Indian Restrictions Hit Gold; Dollar Strengthens

Customer tries on a gold necklace in New Delhi.
Raj K Raj | Hindustan Times | Getty Images
Customer tries on a gold necklace in New Delhi.

Gold slumped 1 percent Tuesday as new worries about demand drove prices back below $1,400 an ounce.

The metal closed well off its lows as stocks fell in the U.S. session but still finished off about 1 percent, at $1,397.20 per troy ounce.

Sellers came in after the Reserve Bank of India extended the import restrictions placed on banks last month to all trading houses and nominated agencies. The world's largest gold consumer made the move after fresh data showed that its gold imports had surged to about 162 tons in May from 142.5 tons in April, as prices fell.

"Gold became India's largest dollar import last year, superseding oil for the first time," said James Steel, chief metals analyst at HSBC. "As the current account balances deteriorated and the deficit became greater, I think the finance ministry has targeted gold, and earlier in the year they raised import taxes in an effort to limit the amount of gold coming into the country."

(Read More: Gold Ends at $1,397 on India Demand Concern)

Steel said the Indian wedding season, which ends in July, has been strong and that China will now provide some of the demand for gold that might have gone to India.

"It won't reduce the imports to zero, but we have to gauge what impact this is going to have," he said. "The drop in prices had a big impact in India in April. The rupee was enormously weak last year, so even though gold was down from its highs in dollar terms, it reached its all-time high in rupee terms last year."

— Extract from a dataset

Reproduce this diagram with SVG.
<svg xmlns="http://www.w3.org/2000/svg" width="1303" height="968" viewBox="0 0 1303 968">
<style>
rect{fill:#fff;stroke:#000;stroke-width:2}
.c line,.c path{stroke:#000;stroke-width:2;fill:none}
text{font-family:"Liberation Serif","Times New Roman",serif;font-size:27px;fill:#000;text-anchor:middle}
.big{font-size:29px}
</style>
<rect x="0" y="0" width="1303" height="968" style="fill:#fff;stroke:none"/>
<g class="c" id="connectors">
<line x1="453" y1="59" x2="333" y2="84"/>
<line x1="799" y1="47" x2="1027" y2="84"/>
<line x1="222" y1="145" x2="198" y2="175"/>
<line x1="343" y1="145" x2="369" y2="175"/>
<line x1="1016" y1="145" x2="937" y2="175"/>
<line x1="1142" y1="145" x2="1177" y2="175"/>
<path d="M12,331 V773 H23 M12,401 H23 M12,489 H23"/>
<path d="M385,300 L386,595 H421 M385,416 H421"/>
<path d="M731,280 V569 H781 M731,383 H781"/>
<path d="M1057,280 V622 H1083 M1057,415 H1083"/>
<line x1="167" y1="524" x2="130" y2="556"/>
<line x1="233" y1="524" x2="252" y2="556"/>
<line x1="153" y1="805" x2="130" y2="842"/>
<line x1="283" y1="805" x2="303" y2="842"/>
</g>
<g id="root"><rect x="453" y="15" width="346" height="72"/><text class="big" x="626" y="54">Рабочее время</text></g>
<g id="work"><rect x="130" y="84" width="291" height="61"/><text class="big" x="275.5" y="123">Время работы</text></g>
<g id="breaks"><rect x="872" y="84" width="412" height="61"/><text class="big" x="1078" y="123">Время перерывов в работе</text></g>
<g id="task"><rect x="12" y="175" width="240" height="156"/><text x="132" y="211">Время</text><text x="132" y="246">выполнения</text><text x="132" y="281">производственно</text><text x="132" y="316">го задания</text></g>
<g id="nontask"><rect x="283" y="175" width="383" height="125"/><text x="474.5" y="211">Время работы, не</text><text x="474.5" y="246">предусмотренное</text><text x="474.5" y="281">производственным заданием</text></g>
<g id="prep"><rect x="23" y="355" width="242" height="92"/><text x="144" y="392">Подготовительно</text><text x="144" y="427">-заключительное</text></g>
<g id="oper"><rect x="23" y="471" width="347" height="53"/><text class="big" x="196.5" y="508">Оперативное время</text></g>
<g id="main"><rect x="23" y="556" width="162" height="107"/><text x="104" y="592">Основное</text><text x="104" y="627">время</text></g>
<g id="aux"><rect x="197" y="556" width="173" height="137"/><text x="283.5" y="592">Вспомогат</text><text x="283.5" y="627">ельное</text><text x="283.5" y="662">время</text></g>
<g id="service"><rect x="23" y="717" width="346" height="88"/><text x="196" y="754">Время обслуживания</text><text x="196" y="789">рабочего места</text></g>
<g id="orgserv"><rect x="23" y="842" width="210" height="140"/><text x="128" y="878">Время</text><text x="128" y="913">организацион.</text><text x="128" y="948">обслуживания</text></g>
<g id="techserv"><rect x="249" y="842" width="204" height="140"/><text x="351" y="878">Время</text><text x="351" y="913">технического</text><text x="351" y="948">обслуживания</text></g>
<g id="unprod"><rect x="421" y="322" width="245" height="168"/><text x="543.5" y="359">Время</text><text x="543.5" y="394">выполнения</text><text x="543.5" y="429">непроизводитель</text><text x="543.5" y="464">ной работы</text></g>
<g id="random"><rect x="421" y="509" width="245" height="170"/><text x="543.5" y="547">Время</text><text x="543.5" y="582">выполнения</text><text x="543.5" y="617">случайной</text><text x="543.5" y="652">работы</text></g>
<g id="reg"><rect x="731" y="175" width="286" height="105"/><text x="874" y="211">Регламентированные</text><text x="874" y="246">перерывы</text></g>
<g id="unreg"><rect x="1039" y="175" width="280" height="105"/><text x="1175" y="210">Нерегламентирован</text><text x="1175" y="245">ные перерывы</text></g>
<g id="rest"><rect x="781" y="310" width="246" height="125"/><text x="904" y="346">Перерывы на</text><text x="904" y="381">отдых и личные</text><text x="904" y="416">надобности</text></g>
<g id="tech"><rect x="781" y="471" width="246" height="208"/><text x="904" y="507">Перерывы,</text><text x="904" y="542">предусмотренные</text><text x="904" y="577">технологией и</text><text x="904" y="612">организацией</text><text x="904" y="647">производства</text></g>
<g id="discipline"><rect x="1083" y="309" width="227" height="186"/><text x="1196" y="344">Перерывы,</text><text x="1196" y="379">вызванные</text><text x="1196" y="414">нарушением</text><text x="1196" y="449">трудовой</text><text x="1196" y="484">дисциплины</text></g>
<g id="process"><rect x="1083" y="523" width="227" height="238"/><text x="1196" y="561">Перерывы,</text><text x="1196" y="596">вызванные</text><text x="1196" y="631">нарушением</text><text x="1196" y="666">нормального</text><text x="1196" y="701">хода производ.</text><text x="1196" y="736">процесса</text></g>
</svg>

The actively trade August contract for gold hit a low of $1,388 on Tuesday before recovering.

Kevin Grady, president of Phoenix Futures and Options, said gold's decline is not just about lower demand. "It's the gyrations in the dollar every day, and gold is not breaking any technical levels on the upside," he said. "I just can't get psyched about gold until we break those levels—$1,535 is where I start getting bullish on gold again."

Steel remains cautiously bullish and thinks gold has probably seen its lows, and he doesn't expect it to rally without more evidence that the U.S. economy is weakening—guaranteeing that the Fed will continue its monetary easing.

"Gold has run into some headwinds with higher yields and stronger equities," he said. "If those things were to reverse, and we were simply to see a cessation of the outflows from the [exchange-traded funds," gold would have a chance to rally, he said.

(Watch More: Can India Save Gold?)

According to Index Universe, SPDR Gold ETF GLD saw $3 billion in outflows last month, ending May with $45.4 billion, 11 percent less than at the end of April.

Steel still projects a double-digit pickup in demand this year. "If we still get a 10 to 15 increase in physical demand ... mostly from the emerging world, mostly Asia, that's why in our view it grinds higher," he said.